The Court found that there was sufficient evidence to support standing for the plaintiffs, including the fact that such violations are likely continuing.
In July 2008, Congress passed the FISA Amendments Act (FAA) of 2008. The lawsuit attacks the constitutionality of the FISA amendments (passed with the support of Democrats leadership), which allows the government to electronically eavesdrop on Americans without probable cause in violation of the Fourth Amendment.
The Second Circuit reversed the decision of U.S. District Court Judge John G. Koeltl of the Southern District of New York from August 2009. Koeltl dismissed the lawsuit by saying that he did not believe that the Plaintiffs could prove that their own communications had been monitored while simultaneously not allowing the Plaintiffs discovery to prove that they were monitored under the secret program. This ruling followed the arguments of the Obama Administration that, so long as it refused to reveal information on the secret program, citizens could not sue because they could not establish standing.
The Second Circuit ruled that there was sufficient evidence to support standing.
[T]he plaintiffs have good reason to believe that their communications in particular, will fall within the scope of the broad surveillance that they can assume the government will conduct.

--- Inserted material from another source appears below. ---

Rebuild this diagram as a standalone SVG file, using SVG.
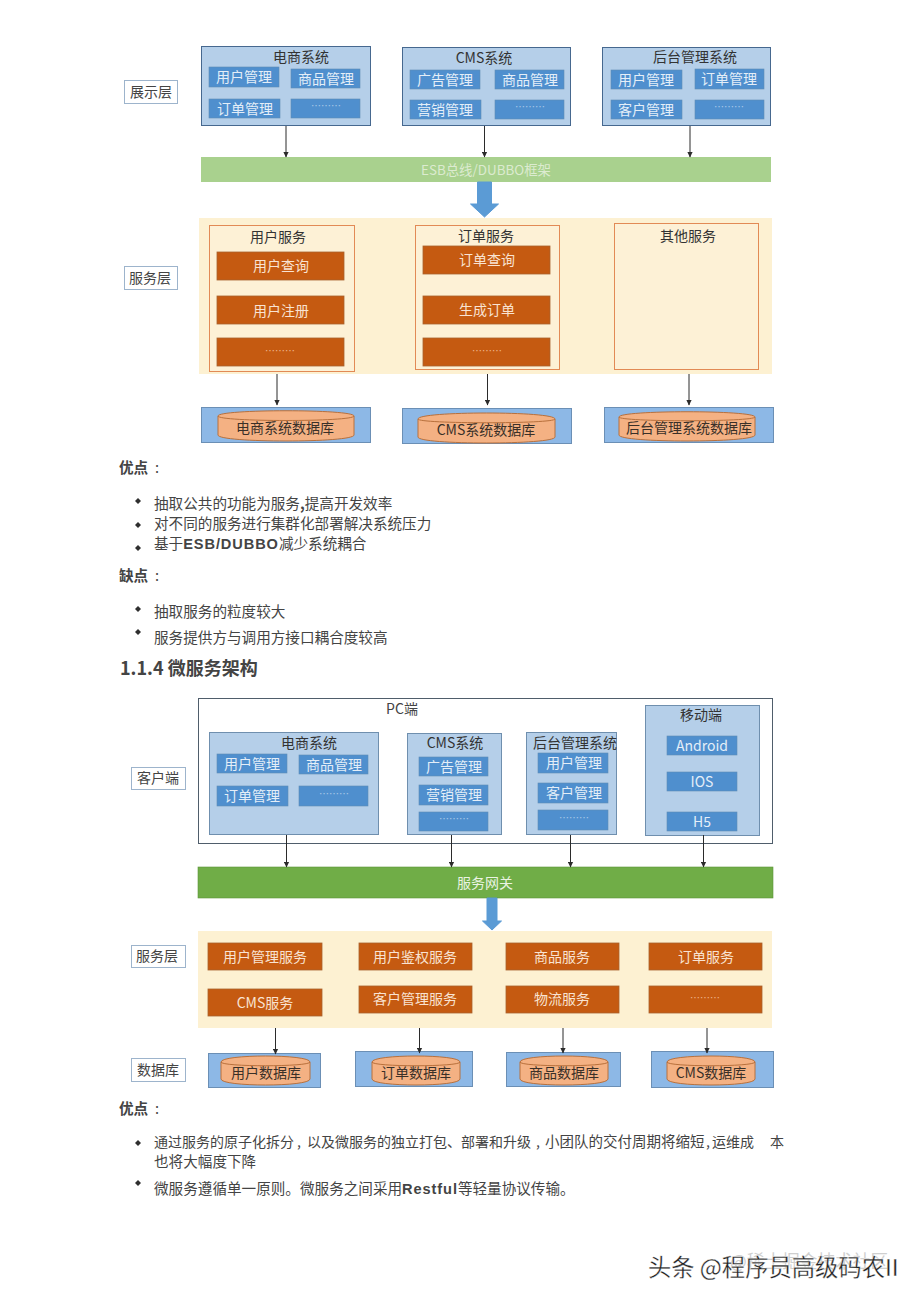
<svg xmlns="http://www.w3.org/2000/svg" width="920" height="1301" viewBox="0 0 920 1301">
<defs>
<marker id="ah" markerWidth="6" markerHeight="6" refX="5" refY="3" orient="auto" markerUnits="userSpaceOnUse"><path d="M0,0.4 L5.5,3 L0,5.6 z" fill="#2b2b2b"/></marker>
</defs>
<style>
text{font-family:"Noto Sans CJK SC","Liberation Sans",sans-serif}
.c{text-anchor:middle}
.lab rect{fill:#fff;stroke:#9db4cc;stroke-width:1}
.lab text{font-size:14px;fill:#444;text-anchor:middle}
.sys{fill:#b5cfe9;stroke:#46688f;stroke-width:1}
.sys2{fill:#b5cfe9;stroke:#6f8fae;stroke-width:1}
.st{font-size:14px;fill:#333;text-anchor:middle}
.sub{fill:#4f8fce;stroke:#5f8db5;stroke-width:.6}
.subt{font-size:14px;fill:#e4eef8;text-anchor:middle}
.dots{font-size:10px;fill:#a9c9e8;text-anchor:middle}
.or{fill:#c55a11;stroke:#a8612e;stroke-width:.8}
.ort{font-size:14px;fill:#f9e3d2;text-anchor:middle}
.svc{fill:#fdf1d6;stroke:#e28a55;stroke-width:1}
.dbbg{fill:#8db8e6;stroke:#6b8fb5;stroke-width:1}
.cyl{fill:#f4b183;stroke:#b8703c;stroke-width:1}
.dbt{font-size:14px;fill:#3a3028;text-anchor:middle}
.band{fill:#fdf1d2}
.conn{stroke:#2b2b2b;stroke-width:1;fill:none;marker-end:url(#ah)}
.block{fill:#5b9bd5;stroke:#5b9bd5}
.body{font-size:14.6px;fill:#444}
.line14{font-size:14px;fill:#444}
.b{font-weight:700}
.lat{font-family:"Liberation Sans",sans-serif;font-weight:700;letter-spacing:.9px}
.head{font-size:14.6px;fill:#444}
.bul{fill:#2f2f2f}
</style>

<rect width="920" height="1301" fill="#fff"/>

<g id="bands">
<rect class="band" x="199" y="218" width="573" height="156"/>
<rect class="band" x="198" y="931" width="574" height="97"/>
</g>

<g id="label-display" class="lab"><rect x="124.500" y="80.500" width="53" height="23"/><text x="151" y="97">展示层</text></g>

<g id="sys-ecom">
<rect class="sys" x="201.500" y="46.500" width="169" height="79"/>
<text class="st" x="301" y="62">电商系统</text>
<rect class="sub" x="209" y="67" width="70" height="20"/><text class="subt" x="244" y="82">用户管理</text>
<rect class="sub" x="291" y="69" width="69" height="19"/><text class="subt" x="326" y="84">商品管理</text>
<rect class="sub" x="209" y="99" width="71" height="19"/><text class="subt" x="245" y="114">订单管理</text>
<rect class="sub" x="291" y="99" width="69" height="19"/><text class="dots" x="326" y="110">………</text>
</g>
<g id="sys-cms">
<rect class="sys" x="402.500" y="47.500" width="168" height="78"/>
<text class="st" x="484" y="63">CMS系统</text>
<rect class="sub" x="410" y="70" width="70" height="19"/><text class="subt" x="445" y="85">广告管理</text>
<rect class="sub" x="495" y="70" width="69" height="19"/><text class="subt" x="530" y="85">商品管理</text>
<rect class="sub" x="410" y="100" width="71" height="19"/><text class="subt" x="445" y="115">营销管理</text>
<rect class="sub" x="495" y="100" width="69" height="19"/><text class="dots" x="530" y="111">………</text>
</g>
<g id="sys-admin">
<rect class="sys" x="602.500" y="47.500" width="168" height="78"/>
<text class="st" x="695" y="62">后台管理系统</text>
<rect class="sub" x="611" y="70" width="71" height="19"/><text class="subt" x="646" y="85">用户管理</text>
<rect class="sub" x="695" y="69" width="69" height="20"/><text class="subt" x="729" y="84">订单管理</text>
<rect class="sub" x="611" y="100" width="71" height="19"/><text class="subt" x="646" y="115">客户管理</text>
<rect class="sub" x="695" y="100" width="69" height="19"/><text class="dots" x="729" y="111">………</text>
</g>

<g id="esb">
<rect x="201" y="157" width="570" height="25" fill="#a9d18e"/>
<text class="c" x="486" y="175" font-size="13.4" fill="#dcebd0">ESB总线/DUBBO框架</text>
</g>

<g id="label-service" class="lab"><rect x="124.500" y="266.500" width="53" height="23"/><text x="150" y="283">服务层</text></g>

<g id="svc-user">
<rect class="svc" x="209.500" y="225.500" width="145" height="146"/>
<text class="st" x="278" y="242">用户服务</text>
<rect class="or" x="217" y="252" width="127" height="28"/><text class="ort" x="281" y="271">用户查询</text>
<rect class="or" x="217" y="296" width="127" height="28"/><text class="ort" x="281" y="316">用户注册</text>
<rect class="or" x="217" y="338" width="127" height="28"/><text class="dots" x="280" y="355" style="fill:#eeb58c">………</text>
</g>
<g id="svc-order">
<rect class="svc" x="415.500" y="225.500" width="144" height="144"/>
<text class="st" x="486" y="241">订单服务</text>
<rect class="or" x="423" y="246" width="127" height="28"/><text class="ort" x="487" y="265">订单查询</text>
<rect class="or" x="423" y="296" width="127" height="28"/><text class="ort" x="487" y="315">生成订单</text>
<rect class="or" x="423" y="338" width="127" height="28"/><text class="dots" x="487" y="355" style="fill:#eeb58c">………</text>
</g>
<g id="svc-other">
<rect class="svc" x="614.500" y="223.500" width="144" height="146"/>
<text class="st" x="688" y="241">其他服务</text>
</g>

<g id="db-ecom">
<rect class="dbbg" x="201.500" y="407.500" width="169" height="35"/>
<path class="cyl" d="M218,416 C218,409 354,409 354,416 V435 C354,443 218,443 218,435 Z"/>
<path d="M218,416 C218,422 354,422 354,416" fill="none" stroke="#b8703c"/>
<text class="dbt" x="285" y="433" font-size="13">电商系统数据库</text>
</g>
<g id="db-cms">
<rect class="dbbg" x="402.500" y="408.500" width="169" height="35"/>
<path class="cyl" d="M418,419 C418,411 555,411 555,419 V437 C555,445 418,445 418,437 Z"/>
<path d="M418,419 C418,424 555,424 555,419" fill="none" stroke="#b8703c"/>
<text class="dbt" x="486" y="435">CMS系统数据库</text>
</g>
<g id="db-admin">
<rect class="dbbg" x="604.500" y="407.500" width="169" height="35"/>
<path class="cyl" d="M619,417 C619,410 755,410 755,417 V435 C755,443 619,443 619,435 Z"/>
<path d="M619,417 C619,422 755,422 755,417" fill="none" stroke="#b8703c"/>
<text class="dbt" x="689" y="433">后台管理系统数据库</text>
</g>

<g id="pc-frame">
<rect x="198.500" y="698.500" width="574" height="145" fill="#fff" stroke="#4f5d6b" stroke-width="1"/>
<text class="st" x="402" y="714" style="fill:#444">PC端</text>
</g>
<g id="label-client" class="lab"><rect x="131.500" y="767.500" width="54" height="22"/><text x="158" y="783">客户端</text></g>

<g id="m-ecom">
<rect class="sys2" x="209.500" y="732.500" width="169" height="102"/>
<text class="st" x="309" y="748">电商系统</text>
<rect class="sub" x="217" y="754" width="70" height="19"/><text class="subt" x="252" y="769">用户管理</text>
<rect class="sub" x="299" y="755" width="69" height="19"/><text class="subt" x="334" y="770">商品管理</text>
<rect class="sub" x="217" y="786" width="71" height="20"/><text class="subt" x="252" y="801">订单管理</text>
<rect class="sub" x="299" y="786" width="69" height="20"/><text class="dots" x="334" y="798">………</text>
</g>
<g id="m-cms">
<rect class="sys2" x="407.500" y="733.500" width="94" height="101"/>
<text class="st" x="455" y="748">CMS系统</text>
<rect class="sub" x="419" y="757" width="69" height="19"/><text class="subt" x="454" y="772">广告管理</text>
<rect class="sub" x="419" y="785" width="69" height="20"/><text class="subt" x="454" y="800">营销管理</text>
<rect class="sub" x="419" y="812" width="69" height="19"/><text class="dots" x="454" y="823">………</text>
</g>
<g id="m-admin">
<rect class="sys2" x="526.500" y="732.500" width="90" height="102"/>
<text class="st" x="575" y="748">后台管理系统</text>
<rect class="sub" x="538" y="753" width="70" height="20"/><text class="subt" x="574" y="768">用户管理</text>
<rect class="sub" x="538" y="783" width="70" height="20"/><text class="subt" x="574" y="798">客户管理</text>
<rect class="sub" x="538" y="810" width="70" height="20"/><text class="dots" x="574" y="822">………</text>
</g>
<g id="m-mobile">
<rect class="sys2" x="645.500" y="705.500" width="114" height="130"/>
<text class="st" x="701" y="720">移动端</text>
<rect class="sub" x="667" y="736" width="70" height="19"/><text class="subt" x="702" y="751">Android</text>
<rect class="sub" x="667" y="772" width="70" height="19"/><text class="subt" x="702" y="787">IOS</text>
<rect class="sub" x="667" y="812" width="70" height="19"/><text class="subt" x="702" y="827">H5</text>
</g>

<g id="gateway">
<rect x="198" y="867" width="575" height="31" fill="#70ad47" stroke="#5d9439" stroke-width=".6"/>
<text class="c" x="485" y="888" font-size="14" fill="#eaf3e2">服务网关</text>
</g>

<g id="label-service2" class="lab"><rect x="131.500" y="945.500" width="54" height="22"/><text x="157" y="961">服务层</text></g>
<g id="label-db" class="lab"><rect x="131.500" y="1058.500" width="54" height="23"/><text x="158" y="1075">数据库</text></g>

<g id="s-user"><rect class="or" x="208" y="943" width="114" height="27"/><text class="ort" x="265" y="962">用户管理服务</text></g>
<g id="s-auth"><rect class="or" x="359" y="943" width="113" height="27"/><text class="ort" x="415" y="962">用户鉴权服务</text></g>
<g id="s-goods"><rect class="or" x="506" y="943" width="113" height="27"/><text class="ort" x="562" y="962">商品服务</text></g>
<g id="s-order"><rect class="or" x="649" y="943" width="113" height="27"/><text class="ort" x="706" y="962">订单服务</text></g>
<g id="s-cms"><rect class="or" x="208" y="989" width="114" height="27"/><text class="ort" x="265" y="1008">CMS服务</text></g>
<g id="s-cust"><rect class="or" x="359" y="986" width="113" height="27"/><text class="ort" x="415" y="1004">客户管理服务</text></g>
<g id="s-log"><rect class="or" x="506" y="986" width="113" height="27"/><text class="ort" x="562" y="1004">物流服务</text></g>
<g id="s-more"><rect class="or" x="649" y="986" width="113" height="27"/><text class="dots" x="705" y="1002" style="fill:#eeb58c">………</text></g>

<g id="d-user">
<rect class="dbbg" x="208.500" y="1053.500" width="112" height="34"/>
<path class="cyl" d="M221,1062 C221,1054 310,1054 310,1062 V1079 C310,1087 221,1087 221,1079 Z"/>
<path d="M221,1062 C221,1067 310,1067 310,1062" fill="none" stroke="#b8703c"/>
<text class="dbt" x="266" y="1078">用户数据库</text>
</g>
<g id="d-order">
<rect class="dbbg" x="355.500" y="1051.500" width="117" height="35"/>
<path class="cyl" d="M372,1062 C372,1054 460,1054 460,1062 V1079 C460,1087 372,1087 372,1079 Z"/>
<path d="M372,1062 C372,1067 460,1067 460,1062" fill="none" stroke="#b8703c"/>
<text class="dbt" x="416" y="1078">订单数据库</text>
</g>
<g id="d-goods">
<rect class="dbbg" x="506.500" y="1052.500" width="114" height="34"/>
<path class="cyl" d="M520,1062 C520,1054 608,1054 608,1062 V1079 C608,1087 520,1087 520,1079 Z"/>
<path d="M520,1062 C520,1067 608,1067 608,1062" fill="none" stroke="#b8703c"/>
<text class="dbt" x="564" y="1078">商品数据库</text>
</g>
<g id="d-cms">
<rect class="dbbg" x="651.500" y="1051.500" width="122" height="36"/>
<path class="cyl" d="M667,1062 C667,1054 755,1054 755,1062 V1079 C755,1087 667,1087 667,1079 Z"/>
<path d="M667,1062 C667,1067 755,1067 755,1062" fill="none" stroke="#b8703c"/>
<text class="dbt" x="711" y="1078">CMS数据库</text>
</g>

<g id="connectors">
<path class="conn" d="M286,126 V157"/>
<path class="conn" d="M484.500,126 V157"/>
<path class="conn" d="M690,126 V157"/>
<path class="block" d="M477.500,182 H491.500 V204 H498.500 L484.500,217 L470.500,204 H477.500 Z"/>
<path class="conn" d="M277,374 V405"/>
<path class="conn" d="M487.500,374 V405"/>
<path class="conn" d="M689,374 V405"/>
<path class="conn" d="M286.500,835 V867"/>
<path class="conn" d="M451.500,835 V867"/>
<path class="conn" d="M570.500,835 V867"/>
<path class="conn" d="M703.500,835 V867"/>
<path class="block" d="M487,898 H497 V921 H501.500 L492,930 L482.500,921 H487 Z"/>
<path class="conn" d="M275.500,1028 V1054"/>
<path class="conn" d="M419.500,1028 V1053"/>
<path class="conn" d="M563,1028 V1053"/>
<path class="conn" d="M707,1028 V1053"/>
</g>

<g id="text1">
<text class="head" x="119" y="473"><tspan class="b">优点</tspan><tspan x="155">:</tspan></text>
<path class="bul" d="M138,498 l3,3 l-3,3 l-3,-3 z"/>
<text class="body" x="154" y="509">抽取公共的功能为服务<tspan class="b">,</tspan>提高开发效率</text>
<path class="bul" d="M138,522 l3,3 l-3,3 l-3,-3 z"/>
<text class="body" x="154" y="529">对不同的服务进行集群化部署解决系统压力</text>
<path class="bul" d="M138,545 l3,3 l-3,3 l-3,-3 z"/>
<text class="body" x="154" y="549">基于<tspan class="lat">ESB/DUBBO</tspan>减少系统耦合</text>
<text class="head" x="119" y="581"><tspan class="b">缺点</tspan><tspan x="155">:</tspan></text>
<path class="bul" d="M138,606 l3,3 l-3,3 l-3,-3 z"/>
<text class="body" x="154" y="617">抽取服务的粒度较大</text>
<path class="bul" d="M138,629 l3,3 l-3,3 l-3,-3 z"/>
<text class="body" x="154" y="643">服务提供方与调用方接口耦合度较高</text>
<text x="120" y="675" font-size="18" font-weight="700" fill="#444">1.1.4 微服务架构</text>
</g>

<g id="text2">
<text class="head" x="119" y="1114"><tspan class="b">优点</tspan><tspan x="155">:</tspan></text>
<path class="bul" d="M138,1140 l3,3 l-3,3 l-3,-3 z"/>
<text class="line14" x="154" y="1147">通过服务的原子化拆分<tspan x="297">,</tspan><tspan x="307">以及微服务的独立打包</tspan><tspan x="447">、</tspan><tspan x="461">部署和升级</tspan><tspan x="536">,</tspan><tspan x="545" style="font-size:14.5px">小团队的交付周期将缩短</tspan><tspan x="706">,</tspan><tspan x="712">运维成</tspan><tspan x="770">本</tspan></text>
<text class="body" x="154" y="1167">也将大幅度下降</text>
<path class="bul" d="M138,1180 l3,3 l-3,3 l-3,-3 z"/>
<text class="body" x="154" y="1194">微服务遵循单一原则。微服务之间采用<tspan class="lat">Restful</tspan>等轻量协议传输。</text>
</g>

<g id="watermark">
<text x="730" y="1268" font-size="17.7" fill="#cfcfcf">@稀土掘金技术社区</text>
<text x="648" y="1276" font-size="23.3" fill="#222" stroke="#fff" stroke-width=".3">头条 @程序员高级码农II</text>
</g>
</svg>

The plaintiffs testify that in order to carry out their jobs they must regularly communicate by telephone and e-mail with precisely the sorts of individuals that the government will most likely seek to monitor — i.e., individuals “the U.S. government believes or believed to be associated with terrorist organizations,” “political and human rights activists who oppose governments that are supported economically or militarily by the U.S. government,” and “people located in geographical areas that are a special focus of the U.S. government’s counterterrorism or diplomatic efforts.” The plaintiffs’ assessment that these individuals are likely targets of [FISA Amendments Act] surveillance is reasonable, and the government has not disputed that assertion.
The plaintiffs are Amnesty International USA, Global Fund for Women, Global Rights, Human Rights Watch, International Criminal Defence Attorneys Association, The Nation magazine, PEN American Center, Service Employees International Union, Washington Office on Latin America, Daniel N. Arshack, David Nevin, Scott McKay and Sylvia Royce.